Now, on policy grounds, I’m on the record as being quite sympathetic to the agenda and vision Trump ran on in 2016. I’m a nationalist, a culture warrior, a border hawk and immigration restrictionist, a proponent of more aggressive policy interventions to combat Big Tech, a regular critic of the Chamber of Commerce wing of the GOP, and a supporter of an economic agenda that favors the party’s working-class base — take your pick. So spare me the inevitable dismissal of these critiques as coming from some inchoate, squishy “establishment.” It continues to amaze me that so many conservatives who ostensibly share my policy priors insist that believing in that specific agenda requires willful blindness about obvious political blunders.

To be clear, in a vacuum, at least, this particular loss wasn’t immediately owing to Trump. As Andrew Egger — notably, a journalist for the anti-Trump Dispatch pointed out: “The flip side to this take is ‘Trump’s fault,’ but it wasn’t even that! Trump did the best thing he could do for Herschel during the runoff, which was honor his request to stay out of state and not get publicly snippy with him over it.” At the same time, Trump’s fingerprints are on this loss insofar as he’s responsible for Herschel Walker’s getting in the race in the first place: As Ryan Girdusky — notably, a MAGA/populist-friendly political strategist — pointed out: “Only one Republican [Trump] called him [Walker] multiple times and begged him to run. Only one Republican endorsed him before he ran.” 
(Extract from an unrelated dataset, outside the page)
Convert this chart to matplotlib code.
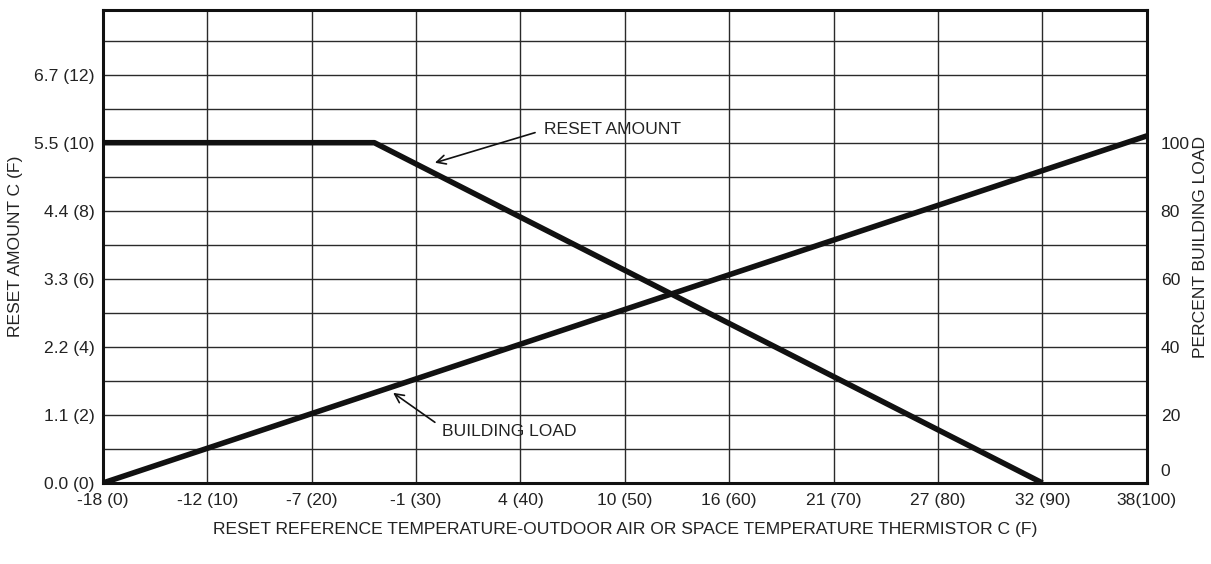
import matplotlib.pyplot as plt
import matplotlib.transforms as mtransforms

plt.rcParams['font.family'] = ['Liberation Sans', 'DejaVu Sans']

# outdoor / space temperature in deg F
temp_f = [0, 10, 20, 30, 40, 50, 60, 70, 80, 90, 100]
temp_labels = ['-18 (0)', '-12 (10)', '-7 (20)', '-1 (30)', '4 (40)', '10 (50)',
               '16 (60)', '21 (70)', '27 (80)', '32 (90)', '38(100)']

# reset amount, deg F
reset_ticks = [0, 2, 4, 6, 8, 10, 12]
reset_labels = ['0.0 (0)', '1.1 (2)', '2.2 (4)', '3.3 (6)', '4.4 (8)', '5.5 (10)', '6.7 (12)']

# percent building load
load_ticks = [0, 20, 40, 60, 80, 100]

reset_x = [0, 26, 90]
reset_y = [10, 10, 0]

load_x = [0, 100]
load_y = [0, 102]

FS = 12.6
TXT = '#222222'

fig = plt.figure(figsize=(12.11, 5.64), dpi=100)
ax = fig.add_axes([0.085, 0.1436, 0.862, 0.8387])

ax.set_xlim(0, 100)
ax.set_ylim(0, 13.9)

# grid: every 10 F across, every 1 F of reset up
for x in temp_f[1:-1]:
    ax.axvline(x, color='#2a2a2a', lw=1.0, zorder=1)
for y in range(1, 14):
    ax.axhline(y, color='#2a2a2a', lw=1.0, zorder=1)

ax.plot(reset_x, reset_y, color='#111111', lw=4, solid_capstyle='butt', zorder=3)
ax.plot(load_x, [v / 10 for v in load_y], color='#111111', lw=4,
        solid_capstyle='butt', zorder=3)

for s in ax.spines.values():
    s.set_linewidth(2.2)
    s.set_color('#111111')

ax.set_xticks(temp_f)
ax.set_xticklabels(temp_labels)
ax.set_yticks(reset_ticks)
ax.set_yticklabels(reset_labels)
ax.tick_params(length=0, labelsize=FS, colors=TXT, pad=6)
ax.tick_params(axis='x', pad=7)

# axis titles
ax.text(0.5, -0.0973,
        'RESET REFERENCE TEMPERATURE-OUTDOOR AIR OR SPACE TEMPERATURE THERMISTOR C (F)',
        transform=ax.transAxes, ha='center', va='center', fontsize=FS, color=TXT)
ax.text(-0.0834, 0.5, 'RESET AMOUNT C (F)', transform=ax.transAxes, rotation=90,
        ha='center', va='center', fontsize=FS, color=TXT)
ax.text(1.0515, 0.5, 'PERCENT BUILDING LOAD', transform=ax.transAxes, rotation=90,
        ha='center', va='center', fontsize=FS, color=TXT)

ax2 = ax.twinx()
ax2.set_ylim(0, 139)
ax2.set_yticks(load_ticks)
ax2.set_yticklabels([str(v) for v in load_ticks])
ax2.tick_params(length=0, labelsize=FS, colors=TXT, pad=10)
for s in ax2.spines.values():
    s.set_visible(False)

# lift the zero label clear of the bottom border
zero_lbl = ax2.get_yticklabels()[0]
zero_lbl.set_transform(zero_lbl.get_transform() +
                       mtransforms.ScaledTranslation(0, 13 / 100, fig.dpi_scale_trans))

arrow = dict(arrowstyle='->', color='#111111', lw=1.2, mutation_scale=16)
ax.annotate('RESET AMOUNT', xy=(31.8, 9.41), xytext=(42.3, 10.38),
            fontsize=FS, color=TXT, va='center', ha='left',
            arrowprops=dict(arrow, shrinkA=5, shrinkB=0, relpos=(0, 0.5)), zorder=4)
ax.annotate('BUILDING LOAD', xy=(27.8, 2.65), xytext=(32.5, 1.5),
            fontsize=FS, color=TXT, va='center', ha='left',
            arrowprops=dict(arrow, shrinkA=4, shrinkB=0, relpos=(0, 0.8)), zorder=4)

fig.savefig('out.png', dpi=100)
But the buck stops, ultimately, with the fact that Herschel Walker was a bad candidate. He was a bad candidate! Just admit it. The man lost a race in a state where other Republicans ran the table during the same election cycle, carrying every other statewide race just a month earlier. Obviously, there are multiple causes of any election loss, and reducing any outcome to one singular factor is silly. But the same goes for any other factor, including throwing this at the feet of national Republican leadership. That’s particularly true in a race like this one, where that establishment went all-in on Walker. I have any number of criticisms of GOP leadership, but how the hell is this their fault? The efforts to blame them never specify. 

This stuff matters. A 51–49 Senate Democratic majority has the power to start packing the federal judiciary, in a way that a 50–50 split couldn’t, even with Kamala Harris’s tie-breaking vote. As Daniel McCarthy wrote in the New York Post in the run-up to the race:

Walker’s election is critical because Republican numbers in the Senate will determine whether President Joe Biden can pack the federal judiciary. If Walker wins Georgia’s Dec. 6 runoff, the Senate remains 50-50. Democrats would just barely retain control, thanks to Vice President Kamala Harris’ tie-breaking vote.
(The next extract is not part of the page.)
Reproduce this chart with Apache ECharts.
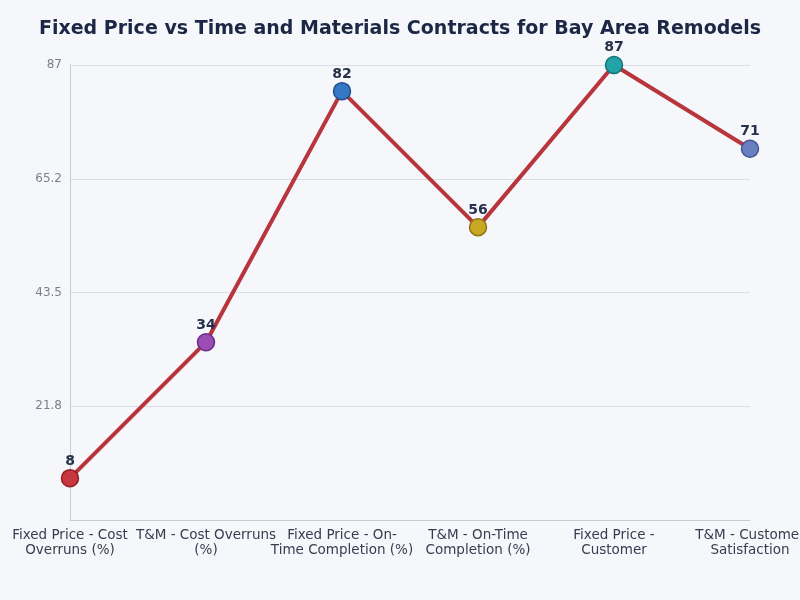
<!DOCTYPE html>
<html>
<head>
<meta charset="utf-8">
<script src="https://cdn.jsdelivr.net/npm/echarts@6/dist/echarts.min.js"></script>
<style>
  html, body { margin: 0; padding: 0; background: #f5f7fb; overflow: hidden; }
  #main { width: 800px; height: 600px; }
</style>
</head>
<body>
<div id="main"></div>
<script>
var categories = [
  "Fixed Price - Cost\nOverruns (%)",
  "T&M - Cost Overruns\n(%)",
  "Fixed Price - On-\nTime Completion (%)",
  "T&M - On-Time\nCompletion (%)",
  "Fixed Price -\nCustomer",
  "T&M - Customer\nSatisfaction"
];
var values = [8, 34, 82, 56, 87, 71];
var pointColors = ["#c8373d", "#9a4db5", "#3478c6", "#c8a823", "#21a3a8", "#6a7fc0"];
var pointBorders = ["#8f1f25", "#6e2d88", "#1f4f8c", "#8f7612", "#13737a", "#3f5392"];
var yTickLabels = ["", "21.8", "43.5", "65.2", "87"];

var chart = echarts.init(document.getElementById("main"));
chart.setOption({
  backgroundColor: "#f5f7fb",
  title: {
    text: "Fixed Price vs Time and Materials Contracts for Bay Area Remodels",
    left: "center",
    top: 15,
    textStyle: {
      fontFamily: "DejaVu Sans",
      fontSize: 19,
      fontWeight: "bold",
      color: "#1b2744"
    }
  },
  grid: { left: 70, right: 50, top: 65, bottom: 80, outerBoundsMode: "none", containLabel: false },
  xAxis: {
    type: "category",
    data: categories,
    boundaryGap: false,
    axisTick: { show: false },
    axisLine: { lineStyle: { color: "#c8cbd2", width: 1 } },
    axisLabel: {
      interval: 0,
      margin: 8,
      fontFamily: "DejaVu Sans",
      fontSize: 13.5,
      lineHeight: 15,
      color: "#363d4f"
    }
  },
  yAxis: {
    type: "value",
    min: 0,
    max: 87,
    interval: 21.75,
    axisLine: { show: true, lineStyle: { color: "#c8cbd2", width: 1 } },
    axisTick: { show: false },
    splitLine: { lineStyle: { color: "#dadde4", width: 1 } },
    axisLabel: {
      margin: 8,
      fontFamily: "DejaVu Sans",
      fontSize: 12,
      color: "#7a8090",
      formatter: function (v) {
        return yTickLabels[Math.round(v / 21.75)];
      }
    }
  },
  series: [
    {
      type: "line",
      data: values.map(function (v, i) {
        return {
          value: v,
          itemStyle: { color: pointColors[i], borderColor: pointBorders[i], borderWidth: 1.5 }
        };
      }),
      symbol: "circle",
      symbolSize: 17,
      lineStyle: { color: "#b8353c", width: 4 },
      label: {
        show: true,
        position: "top",
        distance: 1,
        fontFamily: "DejaVu Sans",
        fontSize: 14,
        fontWeight: "bold",
        color: "#27304a"
      },
      z: 3
    }
  ]
});
</script>
</body>
</html>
But their ambitions would be checked by the need to work with Republicans on keeping the chamber operating without a regular majority. Biden’s judicial nominees would remain under close scrutiny, and the president will have little chance to appoint judges who are tougher on cops and crime victims than they are on perpetrators of violence.
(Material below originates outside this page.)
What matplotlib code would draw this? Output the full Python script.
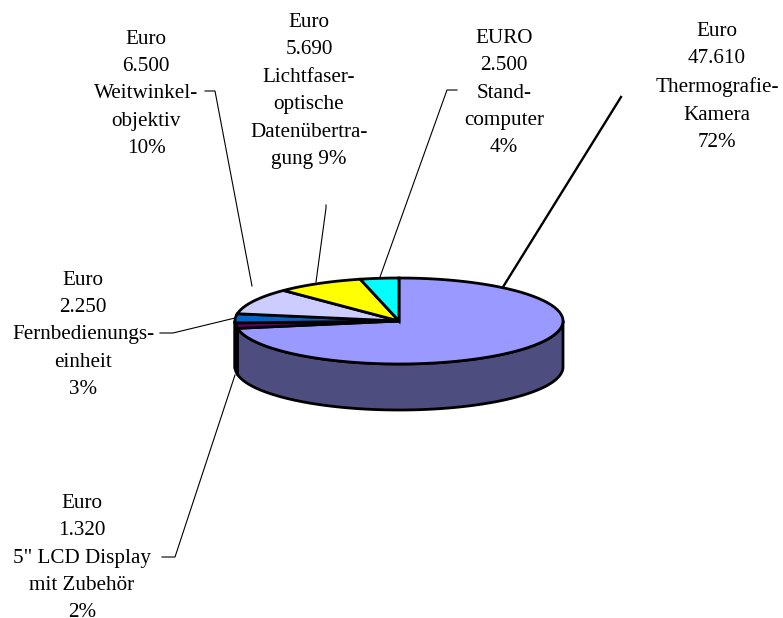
import numpy as np
import matplotlib
matplotlib.use('Agg')
import matplotlib.pyplot as plt

plt.rcParams['font.family'] = ['Liberation Serif', 'DejaVu Serif']

########################### data
names = ['Thermografie-Kamera', '5" LCD Display', 'Fernbedienungseinheit', 'Weitwinkelobjektiv', 'Datenuebertragung', 'Standcomputer']
euro = [47610, 1320, 2250, 6500, 5690, 2500]
top_colors = ['#9999ff', '#660066', '#0066cc', '#ccccff', '#ffff00', '#00ffff']
side_colors = ['#4d4d80', '#330033', '#003366', '#666680', '#808000', '#008080']

labels = [
    'Euro\n47.610\nThermografie-\nKamera\n72%',
    'Euro\n1.320\n5" LCD Display\nmit Zubehör\n2%',
    'Euro\n2.250\nFernbedienungs-\neinheit\n3%',
    'Euro\n6.500\nWeitwinkel-\nobjektiv\n10%',
    'Euro\n5.690\nLichtfaser-\noptische\nDatenübertra-\ngung 9%',
    'EURO\n2.500\nStand-\ncomputer\n4%',
]
label_pos = [(717, 87), (82, 558), (83, 335), (146, 94), (309, 91), (504, 93)]
leaders = [
    [(621, 97), (503, 287)],
    [(162, 557), (175, 557), (235, 375)],
    [(160, 333), (173, 333), (235, 318)],
    [(205, 91), (215, 91), (252, 286)],
    [(326, 205), (326, 208), (316, 282)],
    [(457, 90), (447, 90), (380, 277)],
]
leader_lw = [1.7, 0.8, 0.8, 0.8, 0.8, 0.8]

cx, cy, rx, ry, depth = 399, 321, 164, 43, 46

########################### figure in pixel coordinates
fig = plt.figure(figsize=(7.83, 6.18), dpi=100)
ax = fig.add_axes([0, 0, 1, 1])
ax.set_xlim(0, 783)
ax.set_ylim(618, 0)
ax.axis('off')


def rim(a0, a1, dy=0):
    a = np.radians(np.linspace(a0, a1, 200))
    return cx + rx * np.sin(a), cy + dy - ry * np.cos(a)


edges = np.concatenate([[0], np.cumsum(euro)]) / sum(euro) * 360

# leader lines
for pts, lw in zip(leaders, leader_lw):
    ax.plot([p[0] for p in pts], [p[1] for p in pts], color='black', lw=lw, zorder=1)

# side wall, only the front half of the ellipse shows
for i in range(len(euro)):
    a0, a1 = max(edges[i], 90), min(edges[i + 1], 270)
    if a0 >= a1:
        continue
    x, y = rim(a0, a1)
    xb, yb = rim(a0, a1, depth)
    ax.fill(np.r_[x, xb[::-1]], np.r_[y, yb[::-1]], facecolor=side_colors[i],
            edgecolor='black', lw=2.0, joinstyle='round', zorder=2)

# top face
for i in range(len(euro)):
    x, y = rim(edges[i], edges[i + 1])
    ax.fill(np.r_[cx, x], np.r_[cy, y], facecolor=top_colors[i],
            edgecolor='black', lw=2.0, joinstyle='miter', zorder=3)

for s, pos in zip(labels, label_pos):
    ax.text(pos[0], pos[1], s, ha='center', va='center', ma='center',
            fontsize=15.2, linespacing=1.6, color='black', zorder=4)

plt.savefig('out.png', dpi=100)
plt.close()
With a 51-seat Senate majority, on the other hand, Democrats would be unchecked, and Biden would have more power to reshape the federal bench than he’s had these first two years in office. The Democratic Party’s radical left still wouldn’t get everything on its wish list — but it would get more than it can now, and the consequences for the justice system would be dreadful.

But until Republicans are willing to see what’s clearly hanging right in front of their face — until they stop making excuses for their own unforced errors — they’ll continue to lose. And frankly, they’ll deserve to.